So to find bear stories of the Maumee Valley, we must turn to those dusty, laboriously compiled county histories published in the last decades of the nineteenth century. There, local historians recorded the fading memories of pioneer settlers, who often had at least one bear story.
In his 1888 history of Toledo, Clark Waggoner claimed that bears “were very numerous, particularly in Wood, Henry, Defiance, Williams, Paulding and Van Wert Counties. Their practice of hibernating in hollow trees throughout the winter, made them little more than skin and bones when they came forth in the Spring. (p. 28)” Following his suggestion, we present four bear stories from those counties, two from Wood County, and two from Defiance County. Even this briefest glimpse at the bears of our past reveals several bear behaviors: denning, hibernating, and the ability to eat most anything (especially pigs brought to the wilderness by primitive farmers).
Wood County, Liberty Township
“From facts related in 1884, by Mrs. Ann Forest and Frank Cowden, of New Rochester, to C. S. Van Tassel, it is learned that the last wild bear seen in Freedom, was in 1851. Mrs. Eli Colvin, a neighbor of Mrs. Joseph Myers, called at the latter's home one day in the fall of that year, and while they were in the house talking, their attention was arrested by the squealing of a pig near by. Being curious to apprize themselves of the difficulty, they started in search of the apparently discomforted porker. They had gone but a few rods from the house when they perceived it in the woods a short distance outside of a fence by which they stopped where the poor fellow was being unmercifully hugged by a bear! Mrs. Colvin was the taller of the two ladies, and saw the bear first, when she made for the house. Mrs. Myers was a brave lady, and proposed to see it, too; so she advanced a little farther, and sure enough there was bruin hugging the pig and biting at its throat; but on perceiving Mrs. Myers he immediately dropped the object of his affections and made tracks for the wilderness. (p. 257)
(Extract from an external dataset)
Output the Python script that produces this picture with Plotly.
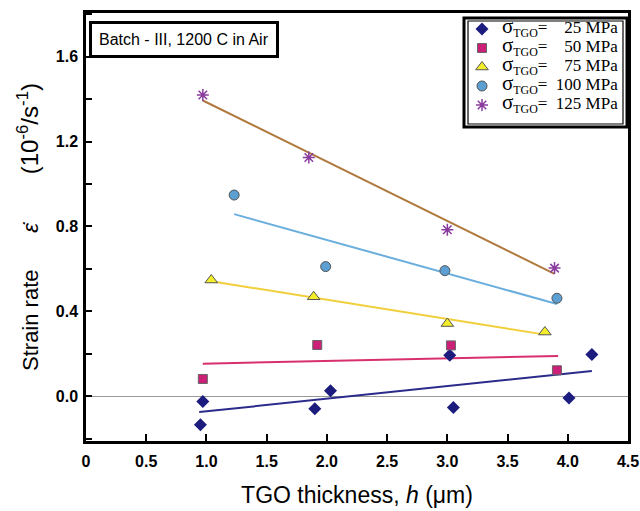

Wood County, Milton Township
“A son of Henry Dubbs, named above, writing in 1895, says:....One fall our neighbor, Mr. Lathrop, had to go to Perrysburg to pay taxes. His wife had but recently died, and his children were too small to be left alone at the house, so my brother and sister and I went to stay over night with them, making a family of seven children at the cabin. We had a good time, but in our thoughtlessness we neglected to provide wood for the night; the wood-pile was out next to the corn-crib, and when about 8 o'clock, our wood was gone, we were afraid to venture forth in the dark for more. The woods at that time were infested by various kinds of wild animals. Finally my brother, John O., who afterward fell, in the war of the Rebellion, said he was not afraid to go out; but just as he was lifting up some wood he saw a large bear in front of him at the crib, eating corn, at the same time snarling as if offended at the boy's presence. John rushed in badly scared, and we threw out fire-brands to drive the beast off, but it paid no attention to us. We went to bed, after first covering up the fire. Bruin's tracks next morning, in the snow, showed plain enough that there had been no mistake as to the kind of caller we had the night before. (pp. 321-22)
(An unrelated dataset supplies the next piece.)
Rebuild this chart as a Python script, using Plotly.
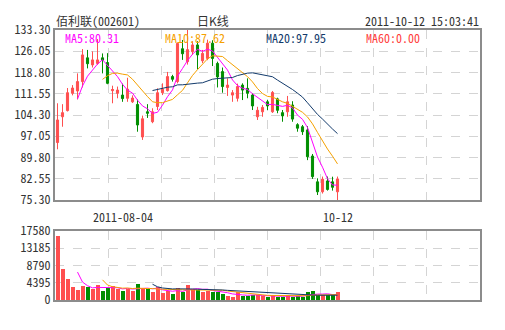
import pandas as pd
import plotly.graph_objects as go

# 佰利联 (002601) daily bars since listing (2011-07-18 .. 2011-10-12)
opens = [94.9, 103.7, 105.8, 111.7, 112.5, 115.7, 123.8, 121.4, 121.9, 123.8,
         122.2, 112.6, 111.7, 111.1, 110.0, 108.8, 107.9, 96.8, 105.4, 102.0,
         107.2, 111.9, 112.6, 117.4, 115.7, 126.9, 122.5, 125.9, 128.2, 122.8,
         123.6, 128.8, 121.9, 119.1, 113.7, 111.1, 110.0, 114.5, 113.4, 111.1,
         103.7, 105.4, 108.8, 105.4, 109.8, 105.1, 105.4, 107.7, 101.0, 100.3,
         99.2, 90.3, 81.5, 78.1, 81.8, 81.5, 78.1]
highs = [108.3, 108.0, 113.5, 114.5, 118.5, 126.8, 126.5, 126.0, 130.2, 125.3,
         125.4, 114.3, 114.0, 115.0, 117.0, 111.0, 109.6, 104.1, 108.0, 106.6,
         113.4, 115.1, 119.0, 118.0, 129.0, 129.9, 133.3, 129.5, 129.5, 126.5,
         130.0, 129.8, 122.5, 120.5, 116.8, 112.8, 115.0, 115.1, 116.8, 111.7,
         107.1, 107.7, 109.5, 112.5, 110.2, 106.0, 110.8, 109.0, 101.5, 100.9,
         100.5, 91.0, 82.7, 83.3, 83.3, 83.25, 83.3]
lows = [92.6, 100.3, 105.5, 111.0, 109.6, 113.7, 120.2, 120.5, 121.4, 118.5,
        114.8, 108.3, 110.0, 108.8, 108.8, 108.4, 98.6, 95.8, 103.3, 101.5,
        106.0, 111.1, 112.3, 115.7, 115.1, 123.1, 121.5, 124.8, 119.9, 122.0,
        123.0, 121.0, 113.7, 111.9, 110.8, 108.8, 108.9, 109.4, 110.0, 106.0,
        102.6, 103.7, 106.0, 105.0, 104.9, 102.0, 103.7, 102.0, 98.6, 97.5,
        88.9, 82.5, 77.0, 77.5, 78.5, 78.5, 75.3]
closes = [102.6, 105.1, 111.9, 113.5, 115.7, 124.8, 121.8, 123.1, 123.1, 123.0,
          115.1, 113.0, 112.8, 109.9, 113.1, 110.1, 100.9, 103.0, 104.9, 105.4,
          111.9, 113.1, 117.4, 116.5, 128.7, 125.2, 126.6, 128.2, 124.8, 125.3,
          128.8, 123.6, 117.3, 114.0, 114.5, 111.9, 114.0, 112.8, 111.7, 107.4,
          105.9, 106.9, 107.4, 112.0, 105.9, 104.0, 108.8, 102.9, 99.8, 98.6,
          90.07, 83.28, 78.1, 82.4, 78.9, 79.65, 82.5]
volumes = [16350, 7940, 5390, 3310, 2590, 3610, 3310, 2680, 3860, 2330,
           3150, 3610, 2680, 2380, 2930, 2380, 4080, 3010, 2680, 2160,
           3230, 1910, 2330, 1520, 3010, 2160, 3820, 2850, 2630, 2120,
           2380, 2160, 2160, 1570, 1020, 800, 1990, 1100, 1100, 1190,
           1190, 1100, 760, 1360, 760, 760, 1360, 760, 1100, 850,
           2080, 2340, 1150, 1150, 1150, 1150, 2040]

price_ticks = [75.30, 82.55, 89.80, 97.05, 104.30, 111.55, 118.80, 126.05, 133.30]
volume_ticks = [0, 4395, 8790, 13185, 17580]
date_tick_idx = [13, 56]
date_tick_text = ["2011-08-04", "10-12"]
ma_periods = [5, 10, 20, 60]

stock_name = "佰利联"
stock_code = "002601"
chart_kind = "日K线"
timestamp = "2011-10-12 15:03:41"

RED = "#ff4f4f"
GREEN = "#008e00"
MA_COLORS = {5: "#ff00ff", 10: "#f5a100", 20: "#123a6b", 60: "#ff3b3b"}
FRAME = "#8c8c8c"
GRID = "#d4d4d4"
TEXT = "#333333"
MONO = "Noto Sans Mono CJK SC, Liberation Mono, monospace"
CJK = "Noto Sans CJK SC, sans-serif"

# Plot frame in pixels (figure is 505 x 330)
W, H = 505, 330
L, R, T, B = 55, 25, 30, 30
PW, PH = W - L - R, H - T - B
N_SLOTS = 85


def px_x(px):
    return (px - L) / PW


def px_y(py):
    return 1 - (py - T) / PH


idx = list(range(len(closes)))
close_s = pd.Series(closes)
vol_s = pd.Series(volumes)
up = [c >= o for o, c in zip(opens, closes)]
bar_colors = [RED if u else GREEN for u in up]

fig = go.Figure()

fig.add_trace(go.Candlestick(
    x=idx, open=opens, high=highs, low=lows, close=closes,
    increasing=dict(line=dict(color=RED, width=1), fillcolor=RED),
    decreasing=dict(line=dict(color=GREEN, width=1), fillcolor=GREEN),
    whiskerwidth=0, hoverinfo="skip", showlegend=False,
    xaxis="x", yaxis="y",
))

ma_last = {}
for p in ma_periods:
    ma = close_s.rolling(p).mean()
    ma_last[p] = 0.0 if ma.isna().all() else float(ma.iloc[-1])
    if p == 60:
        continue
    fig.add_trace(go.Scatter(
        x=idx, y=ma, mode="lines", line=dict(color=MA_COLORS[p], width=1),
        hoverinfo="skip", showlegend=False, xaxis="x", yaxis="y",
    ))

fig.add_trace(go.Bar(
    x=idx, y=volumes, width=0.8, marker=dict(color=bar_colors, line=dict(width=0)),
    hoverinfo="skip", showlegend=False, xaxis="x2", yaxis="y2",
))
for p in (5, 10, 20):
    vma = vol_s.rolling(p).mean()
    fig.add_trace(go.Scatter(
        x=idx, y=vma, mode="lines", line=dict(color=MA_COLORS[p], width=1),
        hoverinfo="skip", showlegend=False, xaxis="x2", yaxis="y2",
    ))

x_range = [-0.5, N_SLOTS - 0.5]
x_grid = [x_range[0] + N_SLOTS * k / 8 for k in range(1, 8)]

xcommon = dict(
    range=x_range, tickmode="array", tickvals=x_grid, showticklabels=False,
    ticks="", showgrid=True, gridcolor=GRID, griddash="dash", gridwidth=1,
    showline=True, mirror=True, linecolor=FRAME, linewidth=2, zeroline=False,
    fixedrange=True, rangeslider=dict(visible=False),
)
ycommon = dict(
    tickmode="array", showgrid=True, gridcolor=GRID, griddash="dash", gridwidth=1,
    showline=True, mirror=True, linecolor=FRAME, linewidth=2, zeroline=False,
    ticks="", tickfont=dict(family=MONO, size=12, color=TEXT), fixedrange=True,
)

main_bottom = px_y(200)
vol_top = px_y(231)

fig.update_layout(
    width=W, height=H, autosize=False,
    margin=dict(l=L, r=R, t=T, b=B, pad=0),
    paper_bgcolor="white", plot_bgcolor="white",
    boxgap=0.4, bargap=0,
    xaxis=dict(anchor="y", **xcommon),
    xaxis2=dict(anchor="y2", **xcommon),
    yaxis=dict(domain=[main_bottom, 1], range=[price_ticks[0], price_ticks[-1]],
               tickvals=price_ticks, ticktext=[f"{v:.2f}" for v in price_ticks],
               anchor="x", **ycommon),
    yaxis2=dict(domain=[0, vol_top], range=[volume_ticks[0], volume_ticks[-1]],
                tickvals=volume_ticks, ticktext=[str(v) for v in volume_ticks],
                anchor="x2", **ycommon),
)

HEADER_Y = 20.5
MA_Y = 37.5

ann = []
ann.append(dict(
    x=px_x(55), y=px_y(HEADER_Y), xref="paper", yref="paper", xanchor="left", yanchor="middle",
    text=f"{stock_name}<span style=\"font-family:{MONO.split(',')[0]}\">({stock_code})</span>",
    showarrow=False, font=dict(family=CJK, size=12, color=TEXT), borderpad=0,
))
ann.append(dict(
    x=px_x(213), y=px_y(HEADER_Y), xref="paper", yref="paper", xanchor="center", yanchor="middle",
    text=chart_kind, showarrow=False, font=dict(family=CJK, size=12, color=TEXT), borderpad=0,
))
ann.append(dict(
    x=px_x(480), y=px_y(HEADER_Y), xref="paper", yref="paper", xanchor="right", yanchor="middle",
    text=timestamp, showarrow=False, font=dict(family=MONO, size=12, color=TEXT), borderpad=0,
))
for p, left in zip(ma_periods, (64, 164, 265, 365)):
    ann.append(dict(
        x=px_x(left), y=px_y(MA_Y), xref="paper", yref="paper", xanchor="left", yanchor="middle",
        text=f"MA{p}:{ma_last[p]:.2f}", showarrow=False, borderpad=0,
        font=dict(family=MONO, size=12, color=MA_COLORS[p]),
    ))
for i, label in zip(date_tick_idx, date_tick_text):
    ann.append(dict(
        x=i, y=px_y(216.5), xref="x", yref="paper", xanchor="center", yanchor="middle",
        text=label, showarrow=False, borderpad=0,
        font=dict(family=MONO, size=12, color=TEXT),
    ))
fig.update_layout(annotations=ann)

fig.write_html("out.html")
Defiance County, Milford Township
“My eldest brother, Elias, while once chasing some deer on horseback, found a bear’s track, and found, also, that old bruin had been back-tracking himself; he had heard that the bear, just before burrowing up for the winter, would turn and follow his back track, to avoid detection of his winter quarters...The next morning....we found he had gone into a large hollow sycamore tree. The tree forked about twenty feet from the ground, and right in the fork of the tree was the entrance into the trunk. The bear was in the tree, down next to the ground....We heard a mighty scratching in the tree, and out came the bear. As he looked around, brother fired, and we supposed he had shot him, for he fell to the ground like a puffball. The dogs went for him, but the bear commenced rolling over and over, and finally freed himself from the dogs, and away he went.” (p. 328)
Defiance County, Milford Township
“Mr. Pierce had a fine lot of young shoats that fed on the mast in the forest. One afternoon these pigs came up the path very much frightened – bristle up. He observed that something had happened [to] the pigs. He took his ax and went down the path with his dog, who was a good hunter. It was not a great while till his dog raised a fierce yell. Mr. P. hastened to the spot, and found that his dog had brought a large bear to a halt, the dog seizing him in the rear whenever he moved. By urging his dog, the bear was made to climb a large tree, having two branches, or a fork. Bruin took a seat in the fork, and looked defiantly about. Mr. P. looked bout to see if he could find a tree that would dislodge the bear, but no tree would reach his position. He made a careful examination, and found that the bear tree would reach a large sycamore, across which he proposed to cut the bear tree, so that the fork would strike the bear and dislodge it. This was done, and when the tree fell, unfortunately it did not impale the bear, but broke the fork and tore down a large number of trees, and during the fall bruin made his escape. Mr. P. found, on further examination, that bruin had dined on his missing pig.” (pp. 325-26)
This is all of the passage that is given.